Granted, hitting outright winners trumps everything. She won 42% of first-serve return points in the 2012-17 charting sample, and that average has been only 35% since 2018. In all matches in the 52 weeks before the Australian Open, she won only 43% of all return points (31st among top-60 players), 34% against first serves (52nd).

Her return has been a revelation in Melbourne, however: she has won 50% of return points, 46% against first serves. She has broken 19 times in four matches, winning 54% of break points.

It's hard to generate offense against depth, and while Williams doesn't hit as many winners these days, she does force more errors:

  • On points with 4-6 shots, she's winning 16% of points via forced error (up from 12% in 2012-17), 18% on returns. In all, she's winning more rallies in this range than ever before: 51%, slightly ahead of her 2012-17 form.

  • On points with 7-9 shots, she's winning 13% of points via forced error (up from 11%).
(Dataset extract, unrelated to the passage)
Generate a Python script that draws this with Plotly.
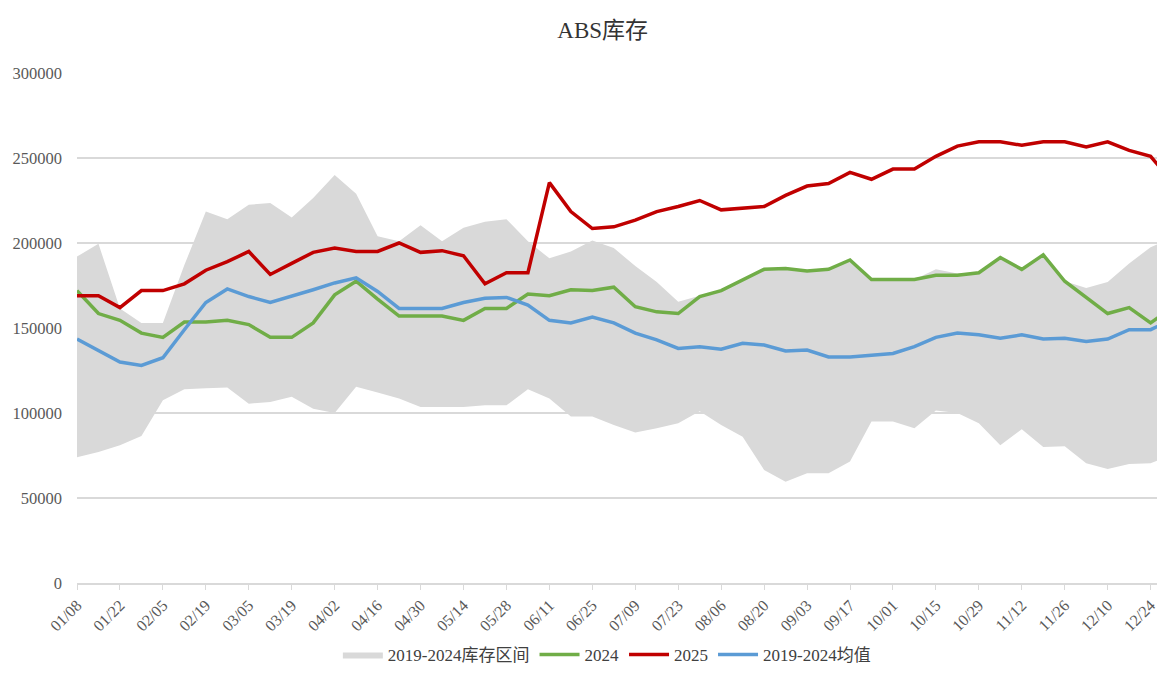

She's winning far more of these rallies than ever -- 57%, up from 53% from 2012-17 and 50% from 1999-2011.

  • On points with 10+ shots, she's winning 13% of points via forced error (up from 12%), though her overall win percentage in these points (43%) is the lowest of these ranges.

Infosys, which provides data for the Australian Open, logs rallies slightly differently, but she's winning 59% of rallies lasting between 0-4 shots and 51% of those thereafter. Her ability to defend and hit with depth allowed her to buy time against Sabalenka while her serve was struggling, and it could serve her well moving forward, too, not only at the Australian Open but throughout 2021.

Williams has overachieved projections thus far at the Australian Open; Tennis Abstract's ELO rankings marked Sabalenka as a solid favorite in their fourth-round matchup, just as they favor Halep (67% win probability) in the quarters. Caesars by William Hill, on the other hand, sets Williams' betting odds at -140, equivalent to a 58% chance of victory.

Odds haven't always applied to Williams' career, though. She has won 10 Slams since her 30th birthday -- Steffi Graf, Chris Evert and Martina Navratilova combined for five such titles in their 30s -- and she's still playing at a top-10 level just seven months from her 40s. And if she continues to return and defend as she has in Australia, she will remain a contender for Slam No. 24 throughout 2021.